- What you are asked to do -
Retype the records below from their first line through the line holding "radius = 3.9", including both ends and no pictures.

- Task input -
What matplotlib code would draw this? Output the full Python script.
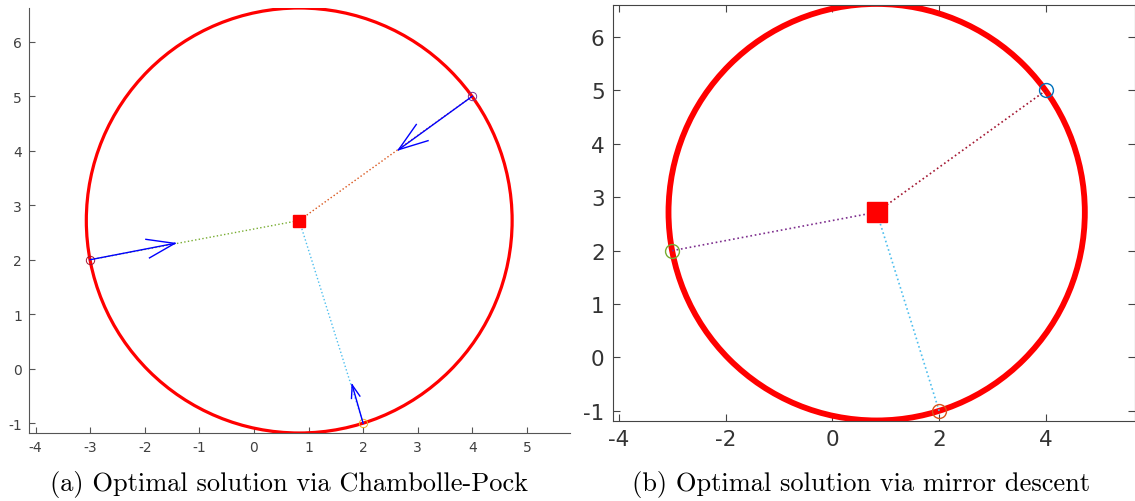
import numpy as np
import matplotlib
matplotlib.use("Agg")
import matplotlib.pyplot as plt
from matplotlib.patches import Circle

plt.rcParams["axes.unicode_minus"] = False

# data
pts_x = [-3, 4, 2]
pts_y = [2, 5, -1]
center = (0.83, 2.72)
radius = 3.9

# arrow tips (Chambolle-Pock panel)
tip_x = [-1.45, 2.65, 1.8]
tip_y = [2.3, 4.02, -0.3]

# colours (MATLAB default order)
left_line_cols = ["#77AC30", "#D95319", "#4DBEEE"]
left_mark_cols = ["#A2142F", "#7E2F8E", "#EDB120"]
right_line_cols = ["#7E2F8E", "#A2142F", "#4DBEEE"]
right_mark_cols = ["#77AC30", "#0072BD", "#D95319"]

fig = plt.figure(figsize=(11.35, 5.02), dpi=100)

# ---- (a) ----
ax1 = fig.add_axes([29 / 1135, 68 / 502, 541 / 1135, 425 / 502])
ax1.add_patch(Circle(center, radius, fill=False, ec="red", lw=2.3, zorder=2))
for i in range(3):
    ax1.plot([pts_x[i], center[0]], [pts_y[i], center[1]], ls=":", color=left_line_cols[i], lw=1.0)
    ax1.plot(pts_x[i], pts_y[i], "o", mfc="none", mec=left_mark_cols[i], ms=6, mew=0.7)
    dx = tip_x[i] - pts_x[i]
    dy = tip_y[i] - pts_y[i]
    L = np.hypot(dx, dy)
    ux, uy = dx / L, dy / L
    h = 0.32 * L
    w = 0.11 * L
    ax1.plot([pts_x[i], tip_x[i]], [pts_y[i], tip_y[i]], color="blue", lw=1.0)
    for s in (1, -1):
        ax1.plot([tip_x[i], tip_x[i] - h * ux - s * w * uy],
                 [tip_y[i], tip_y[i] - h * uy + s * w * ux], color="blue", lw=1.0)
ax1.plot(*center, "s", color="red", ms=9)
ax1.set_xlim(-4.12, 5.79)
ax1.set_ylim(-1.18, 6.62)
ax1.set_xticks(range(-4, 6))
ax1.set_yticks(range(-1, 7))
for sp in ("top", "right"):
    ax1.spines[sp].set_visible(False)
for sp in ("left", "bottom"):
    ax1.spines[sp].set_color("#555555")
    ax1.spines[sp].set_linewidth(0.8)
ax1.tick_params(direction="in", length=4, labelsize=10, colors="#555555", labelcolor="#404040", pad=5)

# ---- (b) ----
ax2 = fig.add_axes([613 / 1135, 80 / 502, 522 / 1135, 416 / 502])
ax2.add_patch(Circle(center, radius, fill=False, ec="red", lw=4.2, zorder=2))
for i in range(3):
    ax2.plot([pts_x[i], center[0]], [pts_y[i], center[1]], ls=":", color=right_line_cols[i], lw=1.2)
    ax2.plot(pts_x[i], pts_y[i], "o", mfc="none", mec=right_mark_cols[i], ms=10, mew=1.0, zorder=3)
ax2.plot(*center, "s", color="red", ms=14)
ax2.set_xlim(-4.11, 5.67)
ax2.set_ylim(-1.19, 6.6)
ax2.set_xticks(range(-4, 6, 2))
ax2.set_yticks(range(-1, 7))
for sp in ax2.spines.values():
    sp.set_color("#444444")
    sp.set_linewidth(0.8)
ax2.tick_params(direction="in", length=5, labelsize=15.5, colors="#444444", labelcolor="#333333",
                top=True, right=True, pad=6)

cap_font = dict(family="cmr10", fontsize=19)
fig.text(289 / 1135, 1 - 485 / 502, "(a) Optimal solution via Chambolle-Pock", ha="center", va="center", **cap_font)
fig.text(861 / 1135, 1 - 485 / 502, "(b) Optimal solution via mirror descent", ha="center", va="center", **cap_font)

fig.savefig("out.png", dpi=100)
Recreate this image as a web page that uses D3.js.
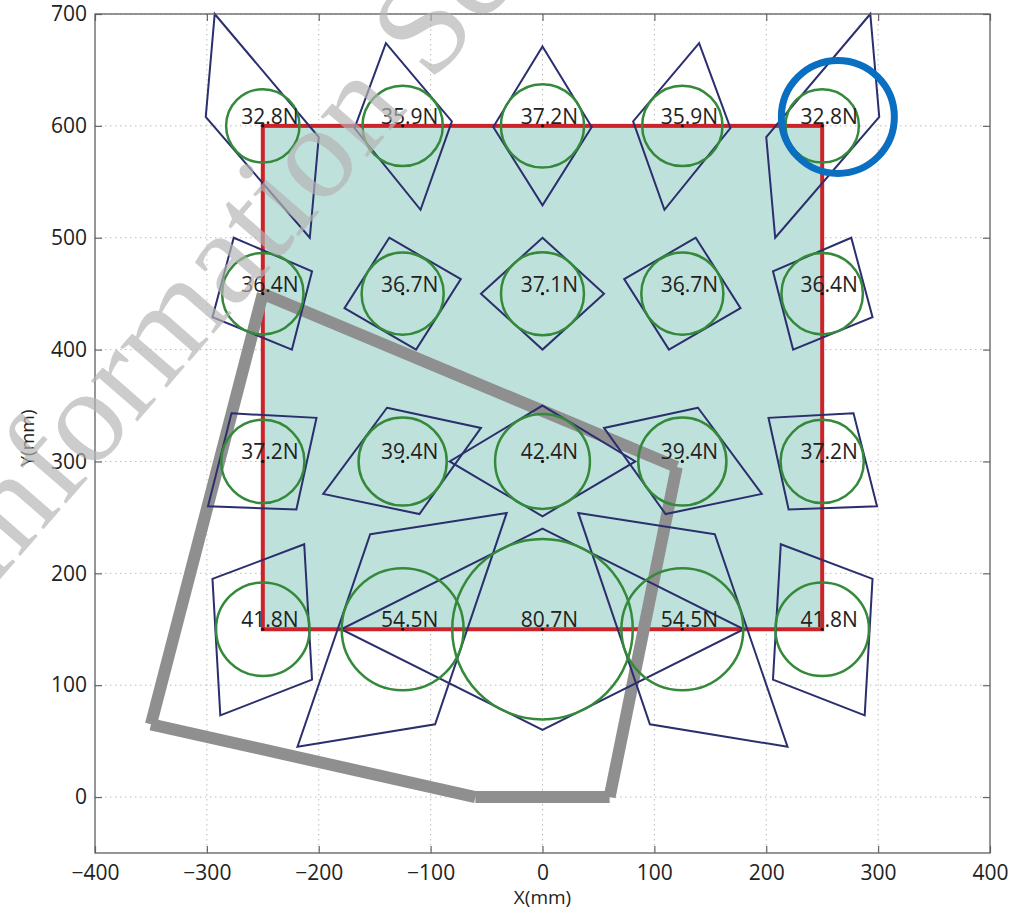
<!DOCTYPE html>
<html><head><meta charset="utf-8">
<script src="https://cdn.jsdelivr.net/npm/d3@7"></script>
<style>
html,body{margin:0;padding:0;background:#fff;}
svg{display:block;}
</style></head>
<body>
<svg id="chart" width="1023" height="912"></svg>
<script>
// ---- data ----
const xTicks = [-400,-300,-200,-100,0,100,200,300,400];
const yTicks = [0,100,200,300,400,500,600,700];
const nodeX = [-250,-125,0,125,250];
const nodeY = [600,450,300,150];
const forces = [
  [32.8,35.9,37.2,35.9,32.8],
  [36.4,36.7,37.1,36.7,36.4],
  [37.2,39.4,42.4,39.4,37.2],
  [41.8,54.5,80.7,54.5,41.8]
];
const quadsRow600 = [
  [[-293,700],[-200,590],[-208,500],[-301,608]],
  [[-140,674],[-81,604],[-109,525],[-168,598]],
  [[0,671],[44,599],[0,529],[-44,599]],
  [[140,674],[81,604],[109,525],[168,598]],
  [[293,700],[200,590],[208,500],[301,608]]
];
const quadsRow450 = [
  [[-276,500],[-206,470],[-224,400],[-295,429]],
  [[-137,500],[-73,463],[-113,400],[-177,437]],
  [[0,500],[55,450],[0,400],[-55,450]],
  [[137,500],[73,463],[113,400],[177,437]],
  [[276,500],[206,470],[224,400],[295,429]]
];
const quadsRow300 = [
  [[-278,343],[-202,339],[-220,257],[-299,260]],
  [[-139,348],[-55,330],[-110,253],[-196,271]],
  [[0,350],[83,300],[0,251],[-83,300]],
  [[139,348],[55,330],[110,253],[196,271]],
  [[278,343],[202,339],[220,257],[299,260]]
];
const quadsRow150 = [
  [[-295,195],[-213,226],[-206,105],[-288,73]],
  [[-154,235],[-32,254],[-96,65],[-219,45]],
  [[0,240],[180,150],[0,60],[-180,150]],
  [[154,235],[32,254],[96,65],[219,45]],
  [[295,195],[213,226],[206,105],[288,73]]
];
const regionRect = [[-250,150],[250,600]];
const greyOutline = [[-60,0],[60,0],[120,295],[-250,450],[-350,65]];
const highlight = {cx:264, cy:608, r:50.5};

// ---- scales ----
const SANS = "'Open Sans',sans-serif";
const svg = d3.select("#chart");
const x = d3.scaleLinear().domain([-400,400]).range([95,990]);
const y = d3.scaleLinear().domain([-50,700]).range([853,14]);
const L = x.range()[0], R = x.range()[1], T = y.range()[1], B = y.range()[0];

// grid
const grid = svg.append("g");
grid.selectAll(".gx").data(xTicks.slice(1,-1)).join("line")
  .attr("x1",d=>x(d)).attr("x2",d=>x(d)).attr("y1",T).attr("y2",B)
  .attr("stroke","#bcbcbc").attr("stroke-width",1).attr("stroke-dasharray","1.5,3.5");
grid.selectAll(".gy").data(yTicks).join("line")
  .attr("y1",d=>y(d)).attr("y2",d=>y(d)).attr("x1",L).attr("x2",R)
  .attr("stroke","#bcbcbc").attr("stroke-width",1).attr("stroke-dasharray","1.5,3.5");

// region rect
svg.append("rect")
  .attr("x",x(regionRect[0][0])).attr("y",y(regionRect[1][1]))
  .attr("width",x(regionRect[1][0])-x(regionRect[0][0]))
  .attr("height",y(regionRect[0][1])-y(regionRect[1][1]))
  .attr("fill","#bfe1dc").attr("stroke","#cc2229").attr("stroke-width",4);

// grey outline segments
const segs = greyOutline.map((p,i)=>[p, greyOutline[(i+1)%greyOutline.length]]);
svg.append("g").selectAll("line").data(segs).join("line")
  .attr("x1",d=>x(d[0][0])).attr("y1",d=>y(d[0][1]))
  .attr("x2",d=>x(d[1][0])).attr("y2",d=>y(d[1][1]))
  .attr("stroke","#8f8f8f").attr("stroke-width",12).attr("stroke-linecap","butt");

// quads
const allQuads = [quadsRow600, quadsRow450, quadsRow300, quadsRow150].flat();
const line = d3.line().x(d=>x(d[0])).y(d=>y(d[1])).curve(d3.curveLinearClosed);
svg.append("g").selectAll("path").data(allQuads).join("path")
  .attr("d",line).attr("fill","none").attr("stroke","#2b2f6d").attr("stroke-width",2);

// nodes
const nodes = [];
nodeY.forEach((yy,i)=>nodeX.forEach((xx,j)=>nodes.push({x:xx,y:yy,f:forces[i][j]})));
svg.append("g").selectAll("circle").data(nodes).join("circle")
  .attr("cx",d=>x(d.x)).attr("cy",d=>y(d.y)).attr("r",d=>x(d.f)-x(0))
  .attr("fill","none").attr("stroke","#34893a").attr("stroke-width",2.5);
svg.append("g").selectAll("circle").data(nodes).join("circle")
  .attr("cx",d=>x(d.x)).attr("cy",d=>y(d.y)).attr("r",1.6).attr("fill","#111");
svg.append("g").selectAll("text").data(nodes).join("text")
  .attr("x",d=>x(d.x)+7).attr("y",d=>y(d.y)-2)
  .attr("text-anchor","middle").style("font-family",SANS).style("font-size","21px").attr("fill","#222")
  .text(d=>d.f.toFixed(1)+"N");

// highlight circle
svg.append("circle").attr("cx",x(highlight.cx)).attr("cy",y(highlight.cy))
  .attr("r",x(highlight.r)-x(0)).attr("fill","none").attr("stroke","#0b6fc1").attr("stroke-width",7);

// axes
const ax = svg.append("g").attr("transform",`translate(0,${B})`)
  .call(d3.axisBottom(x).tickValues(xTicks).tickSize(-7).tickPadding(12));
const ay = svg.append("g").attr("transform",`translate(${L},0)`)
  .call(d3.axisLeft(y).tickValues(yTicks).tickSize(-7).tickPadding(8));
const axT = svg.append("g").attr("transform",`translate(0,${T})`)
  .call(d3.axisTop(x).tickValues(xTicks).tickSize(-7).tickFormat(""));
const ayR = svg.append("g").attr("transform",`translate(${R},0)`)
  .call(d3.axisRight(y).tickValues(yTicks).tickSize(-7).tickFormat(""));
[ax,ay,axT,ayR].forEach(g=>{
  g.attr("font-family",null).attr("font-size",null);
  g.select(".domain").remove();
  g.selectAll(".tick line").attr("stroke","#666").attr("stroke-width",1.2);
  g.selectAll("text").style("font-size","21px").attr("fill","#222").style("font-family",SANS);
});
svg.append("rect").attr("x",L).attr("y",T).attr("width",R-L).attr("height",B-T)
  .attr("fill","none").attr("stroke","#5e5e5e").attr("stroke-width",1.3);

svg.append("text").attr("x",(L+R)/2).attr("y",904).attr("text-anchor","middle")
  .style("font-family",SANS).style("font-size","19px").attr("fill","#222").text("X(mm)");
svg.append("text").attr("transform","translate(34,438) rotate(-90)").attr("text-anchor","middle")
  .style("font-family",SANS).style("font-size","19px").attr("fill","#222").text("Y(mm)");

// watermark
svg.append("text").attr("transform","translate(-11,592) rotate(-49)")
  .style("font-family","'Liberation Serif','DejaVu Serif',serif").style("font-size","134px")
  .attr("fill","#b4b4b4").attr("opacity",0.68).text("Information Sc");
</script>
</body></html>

- Answer to this exercise -
What matplotlib code would draw this? Output the full Python script.
import numpy as np
import matplotlib
matplotlib.use("Agg")
import matplotlib.pyplot as plt
from matplotlib.patches import Circle

plt.rcParams["axes.unicode_minus"] = False

# data
pts_x = [-3, 4, 2]
pts_y = [2, 5, -1]
center = (0.83, 2.72)
radius = 3.9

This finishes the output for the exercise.